Data block:
◆ ◆ ◆ ◆ ◆

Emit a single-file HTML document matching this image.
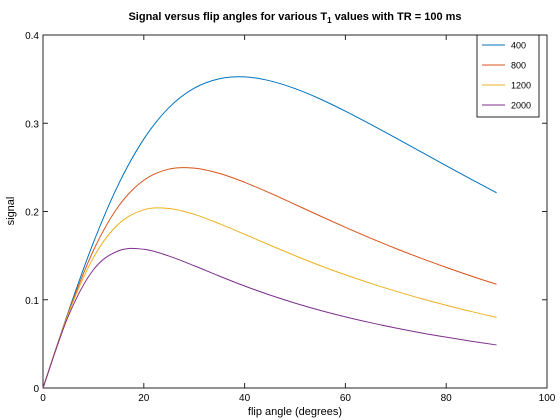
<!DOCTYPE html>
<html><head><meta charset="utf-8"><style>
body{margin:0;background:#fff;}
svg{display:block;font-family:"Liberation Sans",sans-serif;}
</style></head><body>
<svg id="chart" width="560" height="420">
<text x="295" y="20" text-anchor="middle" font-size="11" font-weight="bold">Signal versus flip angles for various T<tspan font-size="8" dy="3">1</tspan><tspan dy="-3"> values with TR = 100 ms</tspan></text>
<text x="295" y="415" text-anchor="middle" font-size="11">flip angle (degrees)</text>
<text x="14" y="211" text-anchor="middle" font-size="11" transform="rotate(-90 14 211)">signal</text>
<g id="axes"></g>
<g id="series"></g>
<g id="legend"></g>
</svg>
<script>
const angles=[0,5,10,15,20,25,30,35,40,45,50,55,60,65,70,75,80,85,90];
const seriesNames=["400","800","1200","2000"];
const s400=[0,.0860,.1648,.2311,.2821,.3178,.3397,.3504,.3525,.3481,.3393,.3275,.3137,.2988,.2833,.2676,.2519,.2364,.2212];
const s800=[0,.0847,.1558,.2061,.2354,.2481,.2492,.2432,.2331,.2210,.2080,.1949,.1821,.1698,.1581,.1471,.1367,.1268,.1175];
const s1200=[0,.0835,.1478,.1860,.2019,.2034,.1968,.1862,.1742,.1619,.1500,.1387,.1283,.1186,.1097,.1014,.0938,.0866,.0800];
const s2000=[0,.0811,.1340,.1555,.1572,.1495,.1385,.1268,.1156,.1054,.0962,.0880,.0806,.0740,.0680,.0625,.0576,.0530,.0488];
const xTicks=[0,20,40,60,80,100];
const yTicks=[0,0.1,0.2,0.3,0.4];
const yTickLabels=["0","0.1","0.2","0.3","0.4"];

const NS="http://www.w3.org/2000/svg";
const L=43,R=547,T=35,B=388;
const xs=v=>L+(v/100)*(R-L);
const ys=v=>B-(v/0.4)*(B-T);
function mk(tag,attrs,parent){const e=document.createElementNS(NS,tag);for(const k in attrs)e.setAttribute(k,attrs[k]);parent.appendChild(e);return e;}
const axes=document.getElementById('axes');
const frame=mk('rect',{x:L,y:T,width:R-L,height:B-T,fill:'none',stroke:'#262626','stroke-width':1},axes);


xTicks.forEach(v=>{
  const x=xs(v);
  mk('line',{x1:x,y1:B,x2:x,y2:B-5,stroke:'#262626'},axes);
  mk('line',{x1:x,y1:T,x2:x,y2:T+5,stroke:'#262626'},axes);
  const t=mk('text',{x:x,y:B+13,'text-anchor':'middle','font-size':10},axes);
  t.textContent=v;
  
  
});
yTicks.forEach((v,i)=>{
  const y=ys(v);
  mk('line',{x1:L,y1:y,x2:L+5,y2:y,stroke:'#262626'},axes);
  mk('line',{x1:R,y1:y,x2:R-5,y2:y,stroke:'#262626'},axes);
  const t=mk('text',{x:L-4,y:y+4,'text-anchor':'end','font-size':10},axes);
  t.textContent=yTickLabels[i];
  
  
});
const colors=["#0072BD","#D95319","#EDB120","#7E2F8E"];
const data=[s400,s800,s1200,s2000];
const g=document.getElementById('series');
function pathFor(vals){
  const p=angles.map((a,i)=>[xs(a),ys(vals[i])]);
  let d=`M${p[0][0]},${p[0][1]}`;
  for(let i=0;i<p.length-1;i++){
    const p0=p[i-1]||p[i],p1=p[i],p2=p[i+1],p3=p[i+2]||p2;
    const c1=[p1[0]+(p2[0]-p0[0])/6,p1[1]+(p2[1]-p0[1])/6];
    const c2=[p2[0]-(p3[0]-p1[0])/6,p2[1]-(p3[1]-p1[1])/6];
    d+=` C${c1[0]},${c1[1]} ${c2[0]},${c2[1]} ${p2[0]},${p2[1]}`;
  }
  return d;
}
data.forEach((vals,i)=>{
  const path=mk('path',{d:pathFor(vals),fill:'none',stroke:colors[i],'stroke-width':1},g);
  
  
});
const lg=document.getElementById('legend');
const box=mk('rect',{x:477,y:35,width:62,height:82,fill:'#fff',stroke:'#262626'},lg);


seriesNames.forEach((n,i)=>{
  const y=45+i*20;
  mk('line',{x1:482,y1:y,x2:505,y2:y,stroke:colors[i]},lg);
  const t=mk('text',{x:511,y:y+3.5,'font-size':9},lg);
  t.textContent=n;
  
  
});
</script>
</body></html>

◆ ◆ ◆ ◆ ◆

Brief: Copy nothing but the lines from the top of the material through the line holding "t.textContent=v;", exactly as written; omit pictures.

The output:
Emit a single-file HTML document matching this image.
<!DOCTYPE html>
<html><head><meta charset="utf-8"><style>
body{margin:0;background:#fff;}
svg{display:block;font-family:"Liberation Sans",sans-serif;}
</style></head><body>
<svg id="chart" width="560" height="420">
<text x="295" y="20" text-anchor="middle" font-size="11" font-weight="bold">Signal versus flip angles for various T<tspan font-size="8" dy="3">1</tspan><tspan dy="-3"> values with TR = 100 ms</tspan></text>
<text x="295" y="415" text-anchor="middle" font-size="11">flip angle (degrees)</text>
<text x="14" y="211" text-anchor="middle" font-size="11" transform="rotate(-90 14 211)">signal</text>
<g id="axes"></g>
<g id="series"></g>
<g id="legend"></g>
</svg>
<script>
const angles=[0,5,10,15,20,25,30,35,40,45,50,55,60,65,70,75,80,85,90];
const seriesNames=["400","800","1200","2000"];
const s400=[0,.0860,.1648,.2311,.2821,.3178,.3397,.3504,.3525,.3481,.3393,.3275,.3137,.2988,.2833,.2676,.2519,.2364,.2212];
const s800=[0,.0847,.1558,.2061,.2354,.2481,.2492,.2432,.2331,.2210,.2080,.1949,.1821,.1698,.1581,.1471,.1367,.1268,.1175];
const s1200=[0,.0835,.1478,.1860,.2019,.2034,.1968,.1862,.1742,.1619,.1500,.1387,.1283,.1186,.1097,.1014,.0938,.0866,.0800];
const s2000=[0,.0811,.1340,.1555,.1572,.1495,.1385,.1268,.1156,.1054,.0962,.0880,.0806,.0740,.0680,.0625,.0576,.0530,.0488];
const xTicks=[0,20,40,60,80,100];
const yTicks=[0,0.1,0.2,0.3,0.4];
const yTickLabels=["0","0.1","0.2","0.3","0.4"];

const NS="http://www.w3.org/2000/svg";
const L=43,R=547,T=35,B=388;
const xs=v=>L+(v/100)*(R-L);
const ys=v=>B-(v/0.4)*(B-T);
function mk(tag,attrs,parent){const e=document.createElementNS(NS,tag);for(const k in attrs)e.setAttribute(k,attrs[k]);parent.appendChild(e);return e;}
const axes=document.getElementById('axes');
const frame=mk('rect',{x:L,y:T,width:R-L,height:B-T,fill:'none',stroke:'#262626','stroke-width':1},axes);


xTicks.forEach(v=>{
  const x=xs(v);
  mk('line',{x1:x,y1:B,x2:x,y2:B-5,stroke:'#262626'},axes);
  mk('line',{x1:x,y1:T,x2:x,y2:T+5,stroke:'#262626'},axes);
  const t=mk('text',{x:x,y:B+13,'text-anchor':'middle','font-size':10},axes);
  t.textContent=v;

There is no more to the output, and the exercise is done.